## DIRECTION
Look through the entries and report how many lines include the word "that". Give the number alone.

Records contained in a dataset
——————
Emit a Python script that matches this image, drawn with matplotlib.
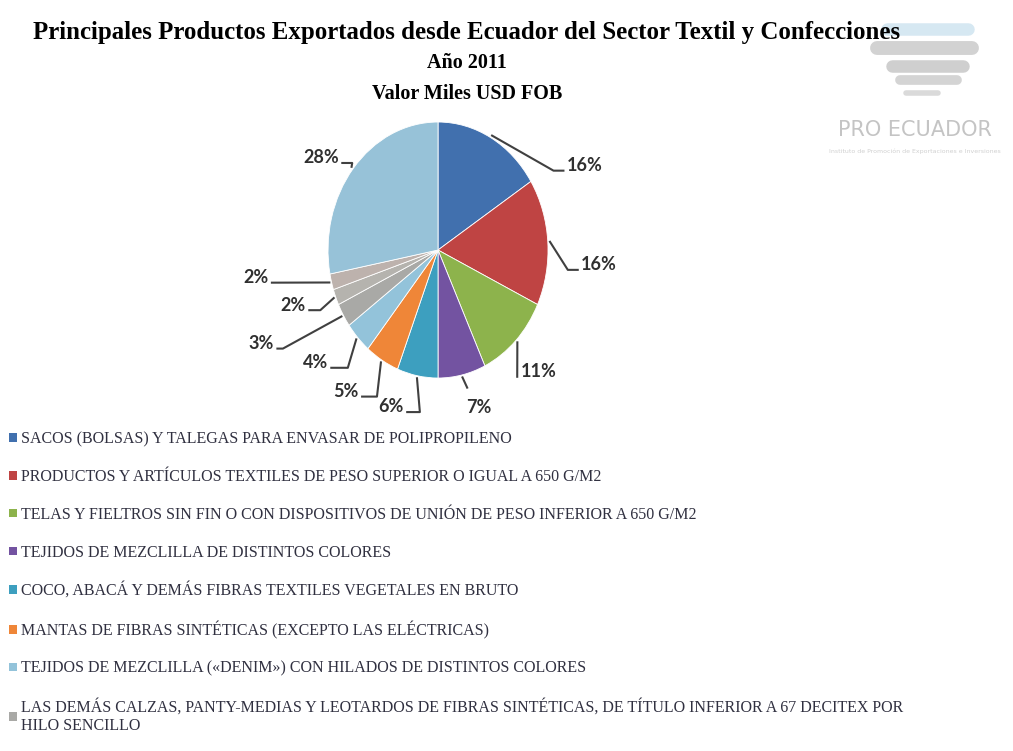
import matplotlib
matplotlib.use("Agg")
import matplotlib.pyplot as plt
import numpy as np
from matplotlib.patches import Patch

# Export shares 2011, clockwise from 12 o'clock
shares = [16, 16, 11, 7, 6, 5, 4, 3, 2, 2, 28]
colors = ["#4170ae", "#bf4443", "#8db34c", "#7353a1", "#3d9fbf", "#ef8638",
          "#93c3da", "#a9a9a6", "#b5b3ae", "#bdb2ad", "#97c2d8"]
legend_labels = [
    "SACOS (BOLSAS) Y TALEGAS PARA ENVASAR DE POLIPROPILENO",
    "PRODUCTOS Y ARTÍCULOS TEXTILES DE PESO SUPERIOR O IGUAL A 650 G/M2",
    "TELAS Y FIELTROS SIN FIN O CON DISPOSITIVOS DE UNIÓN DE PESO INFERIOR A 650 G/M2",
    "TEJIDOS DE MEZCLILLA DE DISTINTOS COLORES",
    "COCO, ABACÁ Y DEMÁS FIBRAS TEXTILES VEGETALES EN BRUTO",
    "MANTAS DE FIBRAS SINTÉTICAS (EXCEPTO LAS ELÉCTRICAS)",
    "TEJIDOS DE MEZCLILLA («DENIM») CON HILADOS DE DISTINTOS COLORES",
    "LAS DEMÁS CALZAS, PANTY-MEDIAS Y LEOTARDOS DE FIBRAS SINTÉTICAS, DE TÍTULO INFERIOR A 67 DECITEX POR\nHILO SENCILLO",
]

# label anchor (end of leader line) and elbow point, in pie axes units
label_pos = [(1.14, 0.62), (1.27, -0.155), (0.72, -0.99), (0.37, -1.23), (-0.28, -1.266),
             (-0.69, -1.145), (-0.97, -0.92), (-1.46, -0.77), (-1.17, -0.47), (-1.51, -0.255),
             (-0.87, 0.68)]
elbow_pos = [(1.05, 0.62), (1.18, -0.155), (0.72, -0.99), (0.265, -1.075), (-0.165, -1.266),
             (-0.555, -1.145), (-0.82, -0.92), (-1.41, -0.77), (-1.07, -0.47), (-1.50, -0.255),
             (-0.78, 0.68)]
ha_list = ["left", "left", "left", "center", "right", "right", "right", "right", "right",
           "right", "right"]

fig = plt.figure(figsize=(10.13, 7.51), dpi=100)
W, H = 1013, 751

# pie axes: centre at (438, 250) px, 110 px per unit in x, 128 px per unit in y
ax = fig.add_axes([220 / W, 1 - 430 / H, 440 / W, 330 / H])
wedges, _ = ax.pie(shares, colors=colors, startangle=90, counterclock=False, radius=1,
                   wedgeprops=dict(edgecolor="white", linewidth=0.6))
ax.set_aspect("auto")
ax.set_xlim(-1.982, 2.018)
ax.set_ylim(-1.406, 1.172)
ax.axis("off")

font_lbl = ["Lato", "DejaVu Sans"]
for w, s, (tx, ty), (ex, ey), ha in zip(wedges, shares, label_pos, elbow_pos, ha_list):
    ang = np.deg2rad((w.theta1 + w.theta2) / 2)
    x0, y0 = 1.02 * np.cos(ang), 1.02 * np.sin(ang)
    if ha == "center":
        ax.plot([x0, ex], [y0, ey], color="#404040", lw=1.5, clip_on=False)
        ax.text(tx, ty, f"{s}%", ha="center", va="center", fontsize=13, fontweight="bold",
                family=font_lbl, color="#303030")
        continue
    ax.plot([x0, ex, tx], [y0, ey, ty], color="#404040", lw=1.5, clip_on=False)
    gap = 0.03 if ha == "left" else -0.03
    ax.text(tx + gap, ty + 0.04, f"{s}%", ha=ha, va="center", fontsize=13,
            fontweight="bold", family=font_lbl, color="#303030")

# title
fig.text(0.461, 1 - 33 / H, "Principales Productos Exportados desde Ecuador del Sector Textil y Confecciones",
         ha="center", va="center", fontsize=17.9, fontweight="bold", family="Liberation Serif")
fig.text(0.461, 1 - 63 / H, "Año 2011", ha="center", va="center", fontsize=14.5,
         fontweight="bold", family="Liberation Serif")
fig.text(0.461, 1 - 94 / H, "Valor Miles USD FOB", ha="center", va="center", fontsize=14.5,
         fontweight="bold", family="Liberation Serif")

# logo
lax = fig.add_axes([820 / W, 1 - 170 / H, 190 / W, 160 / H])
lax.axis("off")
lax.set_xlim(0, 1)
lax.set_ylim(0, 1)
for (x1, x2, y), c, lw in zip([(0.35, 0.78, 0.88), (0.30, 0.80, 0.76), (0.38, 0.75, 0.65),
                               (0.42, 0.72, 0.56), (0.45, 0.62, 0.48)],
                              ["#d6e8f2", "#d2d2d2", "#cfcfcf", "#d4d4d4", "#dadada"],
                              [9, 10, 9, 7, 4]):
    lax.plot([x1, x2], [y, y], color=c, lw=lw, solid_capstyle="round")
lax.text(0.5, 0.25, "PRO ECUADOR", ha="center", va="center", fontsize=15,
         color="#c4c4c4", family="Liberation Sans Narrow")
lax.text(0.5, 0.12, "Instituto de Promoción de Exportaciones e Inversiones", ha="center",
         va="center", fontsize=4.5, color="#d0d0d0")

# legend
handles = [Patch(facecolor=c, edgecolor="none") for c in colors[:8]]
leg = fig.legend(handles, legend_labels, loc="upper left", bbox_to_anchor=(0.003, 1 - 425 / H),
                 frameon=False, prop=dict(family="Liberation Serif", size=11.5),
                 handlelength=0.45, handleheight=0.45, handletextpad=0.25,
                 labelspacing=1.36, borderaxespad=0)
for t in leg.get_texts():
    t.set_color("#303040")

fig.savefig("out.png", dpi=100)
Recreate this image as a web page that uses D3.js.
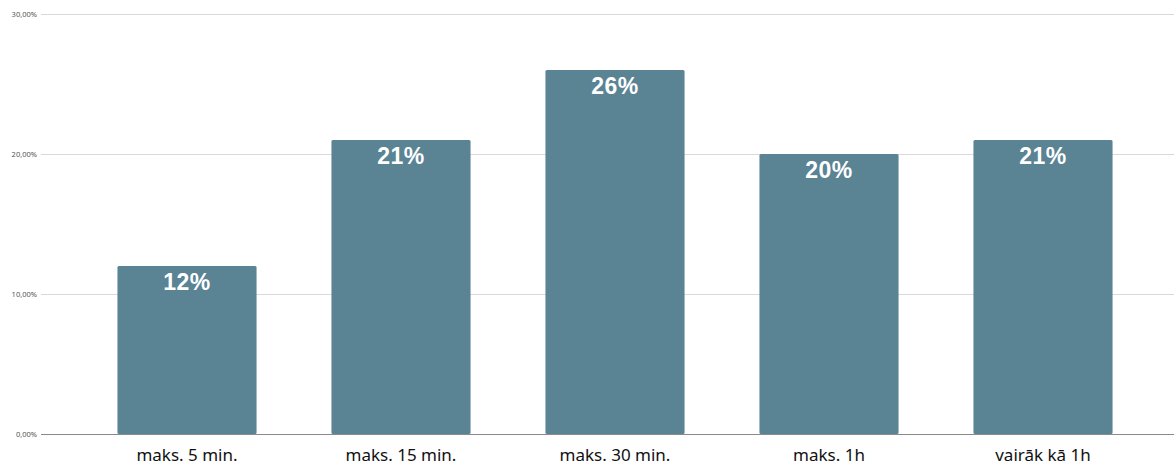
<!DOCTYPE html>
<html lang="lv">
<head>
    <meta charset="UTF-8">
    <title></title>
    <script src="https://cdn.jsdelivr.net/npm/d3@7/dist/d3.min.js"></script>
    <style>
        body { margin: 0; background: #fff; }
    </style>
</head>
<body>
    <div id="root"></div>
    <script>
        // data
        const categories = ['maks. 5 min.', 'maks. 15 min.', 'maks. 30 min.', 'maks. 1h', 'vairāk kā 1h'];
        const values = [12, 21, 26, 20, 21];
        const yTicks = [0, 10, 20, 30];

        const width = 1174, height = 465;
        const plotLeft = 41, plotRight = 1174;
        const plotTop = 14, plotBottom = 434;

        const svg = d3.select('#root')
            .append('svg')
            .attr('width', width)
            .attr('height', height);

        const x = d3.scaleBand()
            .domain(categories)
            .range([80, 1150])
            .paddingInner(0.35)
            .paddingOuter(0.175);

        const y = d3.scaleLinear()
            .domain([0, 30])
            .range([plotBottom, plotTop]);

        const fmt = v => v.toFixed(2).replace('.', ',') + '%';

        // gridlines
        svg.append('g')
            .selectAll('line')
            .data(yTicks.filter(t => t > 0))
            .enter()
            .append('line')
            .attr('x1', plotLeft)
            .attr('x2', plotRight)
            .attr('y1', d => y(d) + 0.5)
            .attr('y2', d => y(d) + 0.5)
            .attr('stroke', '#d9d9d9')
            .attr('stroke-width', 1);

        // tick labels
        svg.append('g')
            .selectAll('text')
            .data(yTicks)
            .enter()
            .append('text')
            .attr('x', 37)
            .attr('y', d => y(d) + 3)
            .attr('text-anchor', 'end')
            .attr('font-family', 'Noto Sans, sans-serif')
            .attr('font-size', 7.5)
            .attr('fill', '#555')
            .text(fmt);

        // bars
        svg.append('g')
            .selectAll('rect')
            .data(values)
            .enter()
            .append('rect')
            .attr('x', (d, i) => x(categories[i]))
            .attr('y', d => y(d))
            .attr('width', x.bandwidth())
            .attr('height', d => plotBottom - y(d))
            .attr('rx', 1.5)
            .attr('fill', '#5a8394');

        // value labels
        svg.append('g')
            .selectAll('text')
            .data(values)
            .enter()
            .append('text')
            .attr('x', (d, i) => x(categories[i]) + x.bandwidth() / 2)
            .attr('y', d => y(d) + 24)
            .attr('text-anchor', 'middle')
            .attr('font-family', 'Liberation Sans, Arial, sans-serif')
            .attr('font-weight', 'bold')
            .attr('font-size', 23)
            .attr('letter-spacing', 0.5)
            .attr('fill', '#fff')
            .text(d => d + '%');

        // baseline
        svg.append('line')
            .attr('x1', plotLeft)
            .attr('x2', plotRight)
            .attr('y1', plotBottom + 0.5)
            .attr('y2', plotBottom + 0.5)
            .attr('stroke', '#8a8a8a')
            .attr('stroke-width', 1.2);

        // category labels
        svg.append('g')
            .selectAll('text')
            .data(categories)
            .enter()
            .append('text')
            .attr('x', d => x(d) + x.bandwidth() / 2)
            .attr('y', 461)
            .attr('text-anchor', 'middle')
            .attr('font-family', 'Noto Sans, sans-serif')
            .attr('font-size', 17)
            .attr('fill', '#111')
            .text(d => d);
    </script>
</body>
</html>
——————
## FULL OUTPUT
2